(Entries with chart source code)
-.-.-
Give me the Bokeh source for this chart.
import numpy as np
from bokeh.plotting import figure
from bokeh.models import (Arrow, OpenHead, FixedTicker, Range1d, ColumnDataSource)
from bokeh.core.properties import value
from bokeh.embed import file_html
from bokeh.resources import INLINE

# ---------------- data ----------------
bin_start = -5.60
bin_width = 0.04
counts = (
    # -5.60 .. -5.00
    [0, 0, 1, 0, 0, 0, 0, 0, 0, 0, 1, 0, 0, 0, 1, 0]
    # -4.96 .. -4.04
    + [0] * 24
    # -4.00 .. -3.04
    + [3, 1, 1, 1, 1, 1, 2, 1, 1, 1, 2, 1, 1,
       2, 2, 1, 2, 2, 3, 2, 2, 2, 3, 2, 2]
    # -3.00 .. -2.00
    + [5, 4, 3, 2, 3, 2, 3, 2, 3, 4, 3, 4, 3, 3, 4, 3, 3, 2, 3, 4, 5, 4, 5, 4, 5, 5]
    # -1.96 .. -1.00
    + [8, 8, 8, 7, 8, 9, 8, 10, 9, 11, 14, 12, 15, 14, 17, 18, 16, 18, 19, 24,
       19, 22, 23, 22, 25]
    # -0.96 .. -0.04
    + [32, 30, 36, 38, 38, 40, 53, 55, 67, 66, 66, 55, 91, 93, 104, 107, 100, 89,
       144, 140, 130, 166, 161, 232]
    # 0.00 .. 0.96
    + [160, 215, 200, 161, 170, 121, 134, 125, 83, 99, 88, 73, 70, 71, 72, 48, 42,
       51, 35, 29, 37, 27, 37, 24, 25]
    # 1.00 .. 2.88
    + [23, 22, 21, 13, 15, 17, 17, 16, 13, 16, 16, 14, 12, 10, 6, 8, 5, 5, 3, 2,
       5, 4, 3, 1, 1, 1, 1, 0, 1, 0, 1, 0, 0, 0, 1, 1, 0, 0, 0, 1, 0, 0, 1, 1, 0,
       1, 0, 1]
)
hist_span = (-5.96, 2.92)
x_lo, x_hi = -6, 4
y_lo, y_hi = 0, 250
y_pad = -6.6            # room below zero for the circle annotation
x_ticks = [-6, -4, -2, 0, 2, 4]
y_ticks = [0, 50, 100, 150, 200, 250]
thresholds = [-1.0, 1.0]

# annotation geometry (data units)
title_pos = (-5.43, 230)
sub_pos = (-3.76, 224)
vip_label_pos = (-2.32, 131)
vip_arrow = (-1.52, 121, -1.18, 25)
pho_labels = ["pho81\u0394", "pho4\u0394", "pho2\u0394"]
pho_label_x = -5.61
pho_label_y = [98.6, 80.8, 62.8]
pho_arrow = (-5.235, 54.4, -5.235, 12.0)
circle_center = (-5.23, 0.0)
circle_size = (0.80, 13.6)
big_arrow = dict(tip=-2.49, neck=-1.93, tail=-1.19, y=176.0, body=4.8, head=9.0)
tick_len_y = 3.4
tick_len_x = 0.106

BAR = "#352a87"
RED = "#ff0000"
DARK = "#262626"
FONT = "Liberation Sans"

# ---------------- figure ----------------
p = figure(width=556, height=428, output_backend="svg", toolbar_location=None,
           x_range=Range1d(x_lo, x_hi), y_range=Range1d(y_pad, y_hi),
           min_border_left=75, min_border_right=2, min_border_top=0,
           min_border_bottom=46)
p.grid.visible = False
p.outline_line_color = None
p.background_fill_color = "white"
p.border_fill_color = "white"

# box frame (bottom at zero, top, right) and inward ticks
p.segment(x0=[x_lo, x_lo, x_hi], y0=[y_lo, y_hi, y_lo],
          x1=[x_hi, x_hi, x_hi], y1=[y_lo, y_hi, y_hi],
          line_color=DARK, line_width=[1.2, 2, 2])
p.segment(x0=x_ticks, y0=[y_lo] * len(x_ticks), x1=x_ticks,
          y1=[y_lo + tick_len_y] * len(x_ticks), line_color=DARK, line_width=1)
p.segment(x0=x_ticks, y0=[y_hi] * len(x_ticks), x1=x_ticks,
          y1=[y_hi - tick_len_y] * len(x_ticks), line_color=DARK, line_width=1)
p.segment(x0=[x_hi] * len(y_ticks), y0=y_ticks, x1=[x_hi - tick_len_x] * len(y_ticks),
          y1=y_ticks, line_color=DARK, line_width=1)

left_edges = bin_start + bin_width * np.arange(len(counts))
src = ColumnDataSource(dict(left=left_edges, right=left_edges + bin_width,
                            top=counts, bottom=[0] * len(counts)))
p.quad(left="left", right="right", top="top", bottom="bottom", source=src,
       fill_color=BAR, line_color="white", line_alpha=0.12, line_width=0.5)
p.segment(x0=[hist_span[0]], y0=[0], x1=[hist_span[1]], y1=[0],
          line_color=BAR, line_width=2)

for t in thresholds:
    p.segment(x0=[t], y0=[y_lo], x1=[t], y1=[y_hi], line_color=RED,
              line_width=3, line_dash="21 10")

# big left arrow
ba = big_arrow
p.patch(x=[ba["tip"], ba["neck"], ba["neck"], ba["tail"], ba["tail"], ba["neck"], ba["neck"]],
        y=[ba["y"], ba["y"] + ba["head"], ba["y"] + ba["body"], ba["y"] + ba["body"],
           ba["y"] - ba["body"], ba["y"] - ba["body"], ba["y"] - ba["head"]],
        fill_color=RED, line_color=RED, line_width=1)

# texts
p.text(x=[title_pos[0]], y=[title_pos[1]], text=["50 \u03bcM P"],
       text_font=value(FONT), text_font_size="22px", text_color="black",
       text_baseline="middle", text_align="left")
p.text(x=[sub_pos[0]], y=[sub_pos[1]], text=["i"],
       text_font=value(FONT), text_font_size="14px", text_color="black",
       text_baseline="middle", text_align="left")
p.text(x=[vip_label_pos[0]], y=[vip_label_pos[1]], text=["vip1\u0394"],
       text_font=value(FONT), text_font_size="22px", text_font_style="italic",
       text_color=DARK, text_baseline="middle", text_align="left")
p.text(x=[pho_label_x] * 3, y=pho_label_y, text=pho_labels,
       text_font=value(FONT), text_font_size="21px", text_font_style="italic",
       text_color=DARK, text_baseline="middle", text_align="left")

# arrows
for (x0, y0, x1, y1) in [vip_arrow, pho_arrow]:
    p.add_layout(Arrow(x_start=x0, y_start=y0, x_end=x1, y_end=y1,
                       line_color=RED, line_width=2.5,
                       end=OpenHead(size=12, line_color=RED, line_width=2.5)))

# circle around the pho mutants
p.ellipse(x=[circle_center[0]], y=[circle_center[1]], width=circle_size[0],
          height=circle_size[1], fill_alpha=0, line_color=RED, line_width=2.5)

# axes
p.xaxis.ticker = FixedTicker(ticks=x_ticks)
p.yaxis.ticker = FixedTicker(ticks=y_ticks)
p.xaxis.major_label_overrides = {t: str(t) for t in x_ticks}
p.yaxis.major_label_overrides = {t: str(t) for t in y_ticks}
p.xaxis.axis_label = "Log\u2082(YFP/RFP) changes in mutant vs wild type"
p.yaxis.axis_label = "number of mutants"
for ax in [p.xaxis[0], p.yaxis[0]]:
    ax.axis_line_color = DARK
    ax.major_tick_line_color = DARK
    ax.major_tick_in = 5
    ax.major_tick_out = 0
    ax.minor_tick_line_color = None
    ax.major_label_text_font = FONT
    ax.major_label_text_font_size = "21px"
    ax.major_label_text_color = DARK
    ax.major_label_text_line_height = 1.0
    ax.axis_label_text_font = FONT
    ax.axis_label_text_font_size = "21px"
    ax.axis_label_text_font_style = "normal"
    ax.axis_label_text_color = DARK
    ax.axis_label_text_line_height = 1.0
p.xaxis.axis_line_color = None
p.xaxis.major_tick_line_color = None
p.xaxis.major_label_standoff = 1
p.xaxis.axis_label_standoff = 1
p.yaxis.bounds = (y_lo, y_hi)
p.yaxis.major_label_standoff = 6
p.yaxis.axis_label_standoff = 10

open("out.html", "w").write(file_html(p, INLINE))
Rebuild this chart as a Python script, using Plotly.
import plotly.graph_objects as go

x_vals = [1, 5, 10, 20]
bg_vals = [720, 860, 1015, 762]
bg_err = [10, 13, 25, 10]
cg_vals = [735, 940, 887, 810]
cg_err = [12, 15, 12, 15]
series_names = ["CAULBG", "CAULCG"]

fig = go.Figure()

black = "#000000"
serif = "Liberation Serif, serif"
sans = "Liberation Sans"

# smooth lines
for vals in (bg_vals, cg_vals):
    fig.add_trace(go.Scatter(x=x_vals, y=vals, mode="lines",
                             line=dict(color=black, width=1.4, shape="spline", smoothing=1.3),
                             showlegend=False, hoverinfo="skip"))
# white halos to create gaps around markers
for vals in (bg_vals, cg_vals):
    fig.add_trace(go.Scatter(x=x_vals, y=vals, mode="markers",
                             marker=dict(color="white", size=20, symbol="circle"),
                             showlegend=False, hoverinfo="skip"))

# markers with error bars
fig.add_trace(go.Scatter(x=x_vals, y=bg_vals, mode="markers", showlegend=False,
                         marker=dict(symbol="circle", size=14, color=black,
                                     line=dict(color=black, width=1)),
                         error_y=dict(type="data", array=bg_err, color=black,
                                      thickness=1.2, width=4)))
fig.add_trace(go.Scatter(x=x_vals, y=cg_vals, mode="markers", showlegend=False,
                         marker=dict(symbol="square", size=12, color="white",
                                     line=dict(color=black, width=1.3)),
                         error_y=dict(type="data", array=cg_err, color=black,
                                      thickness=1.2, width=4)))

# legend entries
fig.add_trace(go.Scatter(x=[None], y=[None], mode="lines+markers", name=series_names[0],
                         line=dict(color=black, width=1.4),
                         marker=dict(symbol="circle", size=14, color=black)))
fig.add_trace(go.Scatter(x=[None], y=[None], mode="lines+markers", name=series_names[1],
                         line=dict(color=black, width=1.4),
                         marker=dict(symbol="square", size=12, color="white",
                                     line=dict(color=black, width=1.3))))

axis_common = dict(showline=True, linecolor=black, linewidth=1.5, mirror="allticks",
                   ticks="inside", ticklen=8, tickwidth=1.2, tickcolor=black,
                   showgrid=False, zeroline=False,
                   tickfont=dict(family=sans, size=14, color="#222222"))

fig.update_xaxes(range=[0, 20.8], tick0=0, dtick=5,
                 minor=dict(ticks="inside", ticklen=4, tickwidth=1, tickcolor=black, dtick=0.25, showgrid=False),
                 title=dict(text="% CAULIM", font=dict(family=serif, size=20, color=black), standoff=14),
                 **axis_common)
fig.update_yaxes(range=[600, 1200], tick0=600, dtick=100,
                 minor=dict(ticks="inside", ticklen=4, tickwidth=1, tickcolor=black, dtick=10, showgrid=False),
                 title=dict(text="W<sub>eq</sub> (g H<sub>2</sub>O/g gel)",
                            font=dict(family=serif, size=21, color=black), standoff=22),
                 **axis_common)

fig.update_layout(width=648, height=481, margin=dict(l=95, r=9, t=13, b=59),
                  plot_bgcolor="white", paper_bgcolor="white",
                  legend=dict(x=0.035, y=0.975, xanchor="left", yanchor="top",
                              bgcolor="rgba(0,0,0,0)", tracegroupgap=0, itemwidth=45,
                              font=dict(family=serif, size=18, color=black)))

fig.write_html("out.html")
-.-.-
WHAT IS BEING ASKED
Extract the lines above, from the first one through the one containing "from bokeh.resources import INLINE", and return only those, unchanged.

FULL ANSWER
Give me the Bokeh source for this chart.
import numpy as np
from bokeh.plotting import figure
from bokeh.models import (Arrow, OpenHead, FixedTicker, Range1d, ColumnDataSource)
from bokeh.core.properties import value
from bokeh.embed import file_html
from bokeh.resources import INLINE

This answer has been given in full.